Não é correto que receitem os medicamentos de um modo fantástico, fazendo com que o doente beba uma farmácia inteira, porque de acordo com o tratado da entidade astral ela será de uma eficácia duvidosa para o enfermo, podendo causar sérios prejuízos para vocês mesmos.

Que as entidades não lhes sejam desconhecidas ou estranhas, para que possam compreender tudo o que fazem e para que sejam úteis e não prejudiciais para os seus doentes.

Acabo de expor esta teoria dentro de limites estritamente físicos para que possam compreendê-la já que unicamente são capazes de alcançar os significados da entidade natural, apesar das suspeitas que tenho, achando que neste ponto vocês misturam e confundem tudo lamentavelmente.

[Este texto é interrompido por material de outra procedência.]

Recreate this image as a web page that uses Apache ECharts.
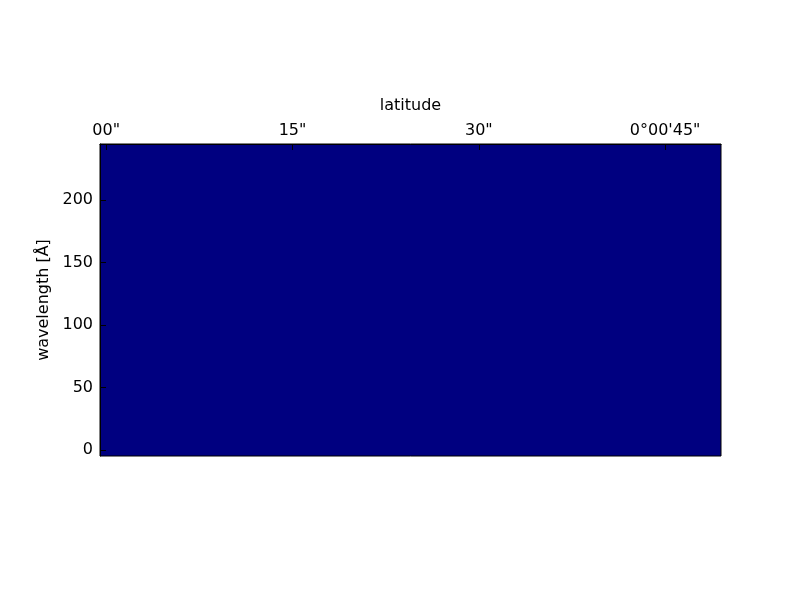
<!DOCTYPE html>
<html><head><meta charset="utf-8">
<script src="https://cdn.jsdelivr.net/npm/echarts@6/dist/echarts.min.js"></script>
<style>html,body{margin:0;background:#fff}#c{width:800px;height:600px}</style>
</head><body><div id="c"></div>
<script>
// ---- data ----
const latitudeTicks = [0, 15, 30, 45];
const latitudeTickLabels = ['00"', '15"', '30"', '0°00\'45"'];
const wavelengthTicks = [0, 50, 100, 150, 200];
const latitudeExtent = [-0.5, 49.5];     // image x extent (arcsec)
const wavelengthExtent = [-5, 245];      // image y extent
const imageValue = [0];                  // uniform image intensity (colormap minimum)
const jetColors = ['#000080', '#0000ff', '#00ffff', '#ffff00', '#ff0000', '#800000'];

const cells = imageValue.map(v => [latitudeExtent[0], latitudeExtent[1], wavelengthExtent[0], wavelengthExtent[1], v]);

const FONT = 'DejaVu Sans';
const chart = echarts.init(document.getElementById('c'), null, {renderer: 'canvas'});
const lineStyle = {color: '#000', width: 1};
chart.setOption({
  animation: false,
  backgroundColor: '#fff',
  grid: {left: 100, right: 79, top: 144, bottom: 144, containLabel: false, show: true, z: 20,
    backgroundColor: 'transparent', borderColor: '#000', borderWidth: 1},
  visualMap: {show: false, type: 'continuous', min: 0, max: 1, dimension: 4, seriesIndex: 0, inRange: {color: jetColors}},
  xAxis: {
    type: 'value', position: 'top', min: latitudeExtent[0], max: latitudeExtent[1], z: 10,
    name: 'latitude', nameLocation: 'middle', nameGap: 30,
    nameTextStyle: {fontFamily: FONT, fontSize: 16, color: '#000'},
    axisLine: {show: true, onZero: false, lineStyle},
    axisTick: {show: true, inside: true, length: 6, customValues: latitudeTicks, lineStyle},
    axisLabel: {show: true, margin: 5, customValues: latitudeTicks, fontFamily: FONT, fontSize: 16, color: '#000',
      formatter: v => latitudeTickLabels[latitudeTicks.indexOf(v)] ?? ''},
    splitLine: {show: false}
  },
  yAxis: {
    type: 'value', position: 'left', min: wavelengthExtent[0], max: wavelengthExtent[1], z: 10,
    name: 'wavelength [Å]', nameLocation: 'middle', nameGap: 43, nameRotate: 90,
    nameTextStyle: {fontFamily: FONT, fontSize: 16, color: '#000'},
    axisLine: {show: true, onZero: false, lineStyle},
    axisTick: {show: true, inside: true, length: 6, customValues: wavelengthTicks, lineStyle},
    axisLabel: {show: true, margin: 7, customValues: wavelengthTicks, fontFamily: FONT, fontSize: 16, color: '#000'},
    splitLine: {show: false}
  },
  series: [{
    type: 'custom', z: 2,
    encode: {x: [0, 1], y: [2, 3]},
    data: cells,
    renderItem: function (params, api) {
      const p0 = api.coord([api.value(0), api.value(3)]);
      const p1 = api.coord([api.value(1), api.value(2)]);
      return {type: 'rect', shape: {x: p0[0], y: p0[1], width: p1[0] - p0[0], height: p1[1] - p0[1]},
        style: {fill: api.visual('color')}};
    }
  }]
});
</script></body></html>
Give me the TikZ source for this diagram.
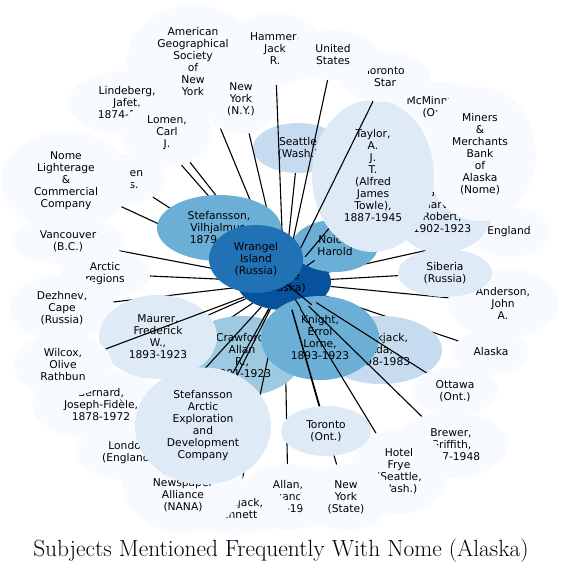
\documentclass[tikz,border=0pt]{standalone}
\usepackage{fontspec}
\usepackage{tikz}
\usetikzlibrary{shapes.geometric}
\newfontfamily\lblfamily{DejaVu Sans}
\newcommand\lblfont{\lblfamily\fontsize{10.7}{12}\selectfont}
\newcommand\ttlfont{\fontsize{23.4}{27}\selectfont}
\definecolor{bl0}{HTML}{F7FBFF}
\definecolor{bl1}{HTML}{DEEBF7}
\definecolor{bl2}{HTML}{C6DBEF}
\definecolor{bl3}{HTML}{9ECAE1}
\definecolor{bl4}{HTML}{6BAED6}
\definecolor{bl5}{HTML}{2171B5}
\definecolor{bl6}{HTML}{08519C}
\begin{document}
\begin{tikzpicture}[x=1pt,y=-1pt,
  bub/.style={ellipse,draw=none,inner sep=0pt,align=center,font=\lblfont},
  tie/.style={line width=1.1pt,black}]
\useasboundingbox (0,0) rectangle (563,571);
\node[bub,fill=bl6,minimum width=94pt,minimum height=56pt] (nome) at (284,282) {Nome\\(Alaska)};
\foreach \n/\p/\w/\h/\c/\t in {
  seattle/{(298,148)}/90/50/bl2/{Seattle\\(Wash.)},
  amer/{(193,62)}/132/114/bl0/{American\\Geographical\\Society\\of\\New\\York},
  nyny/{(241,99)}/76/70/bl0/{New\\York\\(N.Y.)},
  hammer/{(275,49)}/94/72/bl0/{Hammer,\\Jack\\R.},
  mcminn/{(438,107)}/104/50/bl0/{McMinnville\\(Ore.)},
  england/{(509,232)}/80/50/bl0/{England},
  harvey/{(442,211)}/100/84/bl1/{Galle,\\Harvey\\Robert,\\1902-1923},
  miners/{(480,154)}/112/134/bl0/{Miners\\\&\\Merchants\\Bank\\of\\Alaska\\(Nome)},
  noice/{(335,246)}/86/52/bl4/{Noice,\\Harold},
  taylor/{(373,176)}/122/152/bl1/{Taylor,\\A.\\J.\\T.\\(Alfred\\James\\Towle),\\1887-1945},
  tstar/{(385,77)}/90/50/bl0/{Toronto\\Star},
  us/{(333,55)}/92/50/bl0/{United\\States},
  lindeberg/{(127,103)}/118/64/bl0/{Lindeberg,\\Jafet,\\1874-1962},
  lomenc/{(167,133)}/90/68/bl0/{Lomen,\\Carl\\J.},
  lomenb/{(125,179)}/80/50/bl0/{Lomen\\Bros.},
  lighter/{(66,181)}/130/98/bl0/{Nome\\Lighterage\\\&\\Commercial\\Company},
  stefv/{(219,228)}/124/66/bl4/{Stefansson,\\Vilhjalmur,\\1879-1962},
  vancouver/{(68,241)}/112/48/bl0/{Vancouver\\(B.C.)},
  arctic/{(105,274)}/90/48/bl0/{Arctic\\regions},
  dezhnev/{(62,308)}/104/66/bl0/{Dezhnev,\\Cape\\(Russia)},
  allan/{(288,497)}/100/66/bl0/{Allan,\\Alexander,\\1867-1941},
  bernard/{(101,405)}/138/70/bl0/{Bernard,\\Joseph-Fidèle,\\1878-1972},
  crawford/{(242,356)}/120/80/bl3/{Crawford,\\Allan\\R.,\\1901-1923},
  maurer/{(158,337)}/118/84/bl1/{Maurer,\\Frederick\\W.,\\1893-1923},
  wilcox/{(63,365)}/98/64/bl0/{Wilcox,\\Olive\\Rathbun},
  bennett/{(236,509)}/104/52/bl0/{Blackjack,\\Bennett},
  nana/{(183,483)}/120/100/bl0/{North\\American\\Newspaper\\Alliance\\(NANA)},
  london/{(128,453)}/104/54/bl0/{London\\(England)},
  sa/{(203,426)}/136/117/bl1/{Stefansson\\Arctic\\Exploration\\and\\Development\\Company},
  anderson/{(503,303)}/110/70/bl0/{Anderson,\\John\\A.},
  siberia/{(445,273)}/94/48/bl1/{Siberia\\(Russia)},
  alaska/{(491,352)}/74/46/bl0/{Alaska},
  blackada/{(381,350)}/122/68/bl2/{Blackjack,\\Ada,\\1898-1983},
  knight/{(320,338)}/118/84/bl4/{Knight,\\Errol\\Lorne,\\1893-1923},
  ottawa/{(455,391)}/86/48/bl0/{Ottawa\\(Ont.)},
  brewer/{(451,445)}/114/66/bl0/{Brewer,\\Griffith,\\1867-1948},
  frye/{(399,471)}/96/86/bl0/{Hotel\\Frye\\(Seattle,\\Wash.)},
  nystate/{(346,497)}/92/66/bl0/{New\\York\\(State)},
  toronto/{(326,431)}/90/50/bl1/{Toronto\\(Ont.)},
  wrangel/{(256,259)}/94/68/bl5/{Wrangel\\Island\\(Russia)}}{
  \node[bub,fill=\c,minimum width=\w pt,minimum height=\h pt] (\n) at \p {\t};
  \draw[tie] (nome) -- (\n);
}
\node[font=\ttlfont,anchor=base] (title) at (281,556) {Subjects Mentioned Frequently With Nome (Alaska)};
\end{tikzpicture}
\end{document}
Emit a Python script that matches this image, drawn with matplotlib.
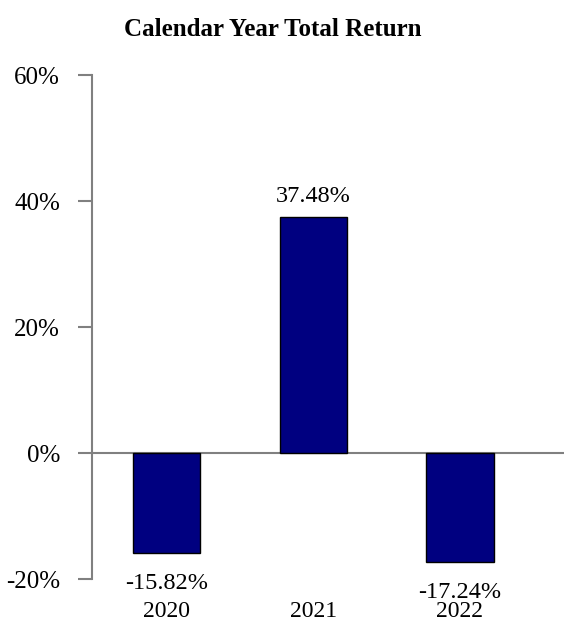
import matplotlib
matplotlib.use("Agg")
import matplotlib.pyplot as plt
from matplotlib.ticker import FuncFormatter

years = ["2020", "2021", "2022"]
returns = [-15.82, 37.48, -17.24]
yticks = [-20, 0, 20, 40, 60]

plt.rcParams['font.family'] = ['Liberation Serif', 'DejaVu Serif']

fig = plt.figure(figsize=(5.64, 6.22), dpi=100)
ax = fig.add_axes([92/564, 43/622, 1 - 92/564, (579-75)/622])

x = list(range(len(years)))
ax.bar(x, returns, width=0.46, color="#000080", edgecolor="black", linewidth=1.0, zorder=3)
ax.axhline(0, color="#808080", linewidth=1.5, zorder=2)

ax.set_xlim(-0.51, 2.71)
ax.set_ylim(-20, 60)
ax.set_yticks(yticks)
ax.yaxis.set_major_formatter(FuncFormatter(lambda v, p: f"{v:.0f}%"))
ax.set_xticks(x)
ax.set_xticklabels(years)
ax.tick_params(axis='x', length=0, pad=16, labelsize=17)
ax.tick_params(axis='y', length=10, width=1.5, color="#808080", pad=13, labelsize=18)

for s in ["top", "right", "bottom"]:
    ax.spines[s].set_visible(False)
ax.spines["left"].set_color("#808080")
ax.spines["left"].set_linewidth(1.5)

for xi, v in zip(x, returns):
    if v >= 0:
        ax.annotate(f"{v:.2f}%", (xi, v), xytext=(0, 7), textcoords="offset points",
                    ha="center", va="bottom", fontsize=17.5)
    else:
        ax.annotate(f"{v:.2f}%", (xi, v), xytext=(0, -15), textcoords="offset points",
                    ha="center", va="top", fontsize=17.5)

fig.text(273/564, 1 - 29/622, "Calendar Year Total Return", ha="center", va="center",
         fontsize=18, fontweight="bold")

fig.savefig("out.png", dpi=100)
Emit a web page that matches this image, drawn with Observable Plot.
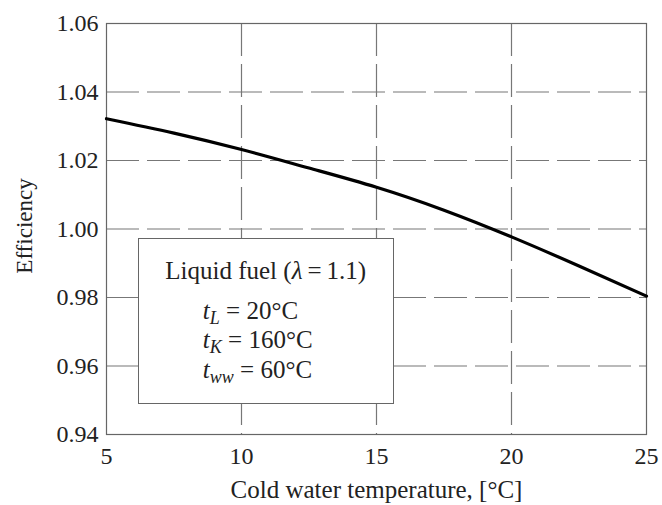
<!DOCTYPE html>
<html>
<head>
<meta charset="utf-8">
<script src="https://cdn.jsdelivr.net/npm/d3@7"></script>
<script src="https://cdn.jsdelivr.net/npm/@observablehq/plot@0.6"></script>
<style>
  html, body { margin: 0; padding: 0; background: #fff; }
  #wrap { position: relative; width: 662px; height: 505px; font-family: "Liberation Serif", "Times New Roman", serif; }
  #legend { position: absolute; background: #fff; border: 1px solid #666; box-sizing: border-box; color: #222; font-size: 25px; line-height: 25px; }
  #legend .title { position: absolute; left: 0; right: 0; text-align: center; white-space: nowrap; }
  #legend .line { position: absolute; white-space: nowrap; }
  #legend i { font-style: italic; }
  #legend sub { font-size: 0.72em; vertical-align: -0.28em; line-height: 0; }
</style>
</head>
<body>
<div id="wrap"></div>
<script>
// Data
const temperature = [5, 7.5, 10, 12.5, 15, 17.5, 20, 22.5, 25];
const efficiency  = [1.0322, 1.0280, 1.0232, 1.0178, 1.0122, 1.0055, 0.9977, 0.9892, 0.9804];
const xTicks = [5, 10, 15, 20, 25];
const yTicks = [0.94, 0.96, 0.98, 1.00, 1.02, 1.04, 1.06];
const xGrid = [10, 15, 20];
const yGrid = [0.96, 0.98, 1.00, 1.02, 1.04];
const xLabel = "Cold water temperature, [\u00B0C]";
const yLabel = "Efficiency";
// legend box extent in data units
const legendX = [6.18, 15.65];
const legendY = [0.9487, 0.9972];

const data = temperature.map((t, i) => ({t, e: efficiency[i]}));

const plot = Plot.plot({
  width: 662,
  height: 505,
  marginLeft: 106,
  marginRight: 16,
  marginTop: 23,
  marginBottom: 71,
  style: { fontFamily: "'Liberation Serif', 'Times New Roman', serif", fontSize: "24px", color: "#222", background: "#fff" },
  x: { domain: [5, 25], ticks: xTicks, tickSize: 0, tickPadding: 12, tickFormat: d => String(d), label: null },
  y: { domain: [0.94, 1.06], ticks: yTicks, tickSize: 0, tickPadding: 8, tickFormat: d => d.toFixed(2), label: null },
  marks: [
    Plot.ruleY(yGrid, { stroke: "#777", strokeWidth: 1.2, strokeDasharray: "33,8" }),
    Plot.ruleX(xGrid, { stroke: "#777", strokeWidth: 1.2, strokeDasharray: "33,8" }),
    Plot.frame({ stroke: "#666", strokeWidth: 1.2 }),
    Plot.line(data, { x: "t", y: "e", stroke: "#000", strokeWidth: 3.2, curve: "natural" }),
    Plot.text([xLabel], { frameAnchor: "bottom", lineAnchor: "middle", dy: 55, fontSize: 25, fill: "#222" }),
    Plot.text([yLabel], { frameAnchor: "left", textAnchor: "middle", rotate: -90, dx: -82, dy: -3, fontSize: 23, fill: "#222" })
  ]
});

const wrap = document.getElementById("wrap");
wrap.appendChild(plot);

// Legend overlay positioned through the plot's scales
const sx = plot.scale("x"), sy = plot.scale("y");
const boxLeft = sx.apply(legendX[0]), boxRight = sx.apply(legendX[1]);
const boxTop = sy.apply(legendY[1]), boxBottom = sy.apply(legendY[0]);
const box = document.createElement("div");
box.id = "legend";
box.style.left = boxLeft + "px";
box.style.top = boxTop + "px";
box.style.width = (boxRight - boxLeft) + "px";
box.style.height = (boxBottom - boxTop) + "px";
box.innerHTML = `
  <div class="title" style="top:19px">Liquid fuel (<i>\u03BB</i>\u2009=\u20091.1)</div>
  <div class="line" style="left:64px;top:59px"><i>t</i><sub><i>L</i></sub> = 20\u00B0C</div>
  <div class="line" style="left:64px;top:88px"><i>t</i><sub><i>K</i></sub> = 160\u00B0C</div>
  <div class="line" style="left:64px;top:118px"><i>t</i><sub><i>ww</i></sub> = 60\u00B0C</div>
`;
wrap.appendChild(box);
</script>
</body>
</html>
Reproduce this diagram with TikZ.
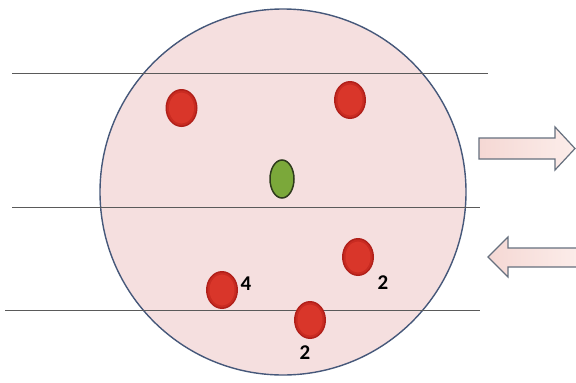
\documentclass[tikz,border=0pt]{standalone}
\usepackage{fontspec}
\newfontfamily\lblfont{Carlito}
\definecolor{disc}{HTML}{F5DFDF}
\definecolor{discedge}{HTML}{46587A}
\definecolor{rule}{HTML}{5A5A5A}
\definecolor{arrowedge}{HTML}{66707E}
\definecolor{arrowA}{HTML}{F5D8D4}
\definecolor{arrowB}{HTML}{FCEDEA}
\definecolor{redin}{HTML}{D9362A}
\definecolor{redmid}{HTML}{C82B21}
\definecolor{redout}{HTML}{B01F19}
\definecolor{greenfill}{HTML}{7BA83A}
\definecolor{greenedge}{HTML}{2E3A1C}
\tikzset{
  redouter/.style={fill=redout},
  redmiddle/.style={fill=redmid},
  redinner/.style={fill=redin},
  flowarrow/.style={draw=arrowedge, line width=1.2pt, left color=arrowA, right color=arrowB, line join=miter},
  hline/.style={draw=rule, line width=0.9pt},
  num/.style={font=\lblfont\bfseries\fontsize{21}{21}\selectfont, text=black, inner sep=0pt}
}
\newcommand{\reddot}[1]{%
  \fill[redouter] #1 ellipse[x radius=16, y radius=19];
  \fill[redmiddle] #1 ellipse[x radius=14.5, y radius=17.5];
  \fill[redinner] #1 ellipse[x radius=12.5, y radius=15.5];
}
\begin{document}
\begin{tikzpicture}[x=1pt, y=-1pt]
\useasboundingbox (0,0) rectangle (576,383);
\fill[white] (0,0) rectangle (576,383);
\clip (0,0) rectangle (576,383);
% disc
\filldraw[fill=disc, draw=discedge, line width=1.4pt] (283,192) circle[radius=183];
% horizontal lines
\draw[hline] (12,73) -- (488,73);
\draw[hline] (12,207) -- (480,207);
\draw[hline] (5,310) -- (480,310);
% red dots
\reddot{(181.5,108)}
\reddot{(350,100)}
\reddot{(358,257)}
\reddot{(222,290)}
\reddot{(310,320)}
% green dot
\filldraw[fill=greenfill, draw=greenedge, line width=1.5pt] (282,179) ellipse[x radius=12, y radius=19];
% labels
\node[num] (l4) at (246,284) {4};
\node[num] (l2a) at (383,283) {2};
\node[num] (l2b) at (305,353) {2};
% arrows
\path[flowarrow] (479,138) -- (555,138) -- (555,127) -- (575,148.5) -- (555,170) -- (555,159) -- (479,159) -- cycle;
\path[flowarrow] (580,248) -- (508,248) -- (508,237) -- (488,257) -- (508,277) -- (508,267) -- (580,267) -- cycle;
\end{tikzpicture}
\end{document}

Isto explicaria a incapacidade que têm para distinguir os diversos medicamentos que precisam ser escolhidos, assim como o quando e o como de sua aplicação.

PRÓLOGO SEXTO

(Onde Paracelso se previne contra a possibilidade de ser considerado herege)

Prestem-nos pois, daqui para frente, toda a atenção. Agora que já estabelecemos as cinco dominações (principatus) às quais o corpo se encontra submetido e através das quais experimenta o estado de enfermidade, seguiremos adiante com cinco tratados, todos referentes à entidade astral, à entidade venenosa, à natural, à dos espíritos e à de Deus.

Previamente devo declarar: ainda que reconhecendo-nos como filhos do cristianismo, utilizamos em nossos escritos a linguagem dos gentios e dos pagãos. Principalmente a fé, acima de tudo, é que nos tem permitido não esquecer em nossos estudos a consideração das quatro entidades: astral, natural, do veneno e a dos espíritos, que na verdade são entidades de estilo pagão, já que somente a entidade divina é de estilo cristão.

O estilo dos gentios que nós vamos empregar na descrição das quatro entidades, não só não manchará nossa fé como também contribuirá para aguçar nosso espírito. Se decidimos chamá-lo estilo dos gentios foi porque sabemos que seu conteúdo foge da fé de Cristo, apesar de termos feito uma profissão pública de fé com os que são cristãos de nascimento e de raça. G continuamos o estudo da natureza das quatro entidades profanas e da quinta entidade divina, conforme já dissemos durante este tratado. Por isso vamos dedicar este último livro à entidade divina e às conclusões que podemos chegar através da fé.

Neste livro no qual renunciaremos ao estilo profano, compreenderemos o verdadeiro fundamento da verdade e perseveraremos na fé. Seremos então verdadeiros “fiéis”, de tal maneira que, abandonando todo o paganismo, os veremos chegar junto a nós como cristãos, com o que finalmente poderão nos julgar segundo os livros escritos no estilo dos fiéis.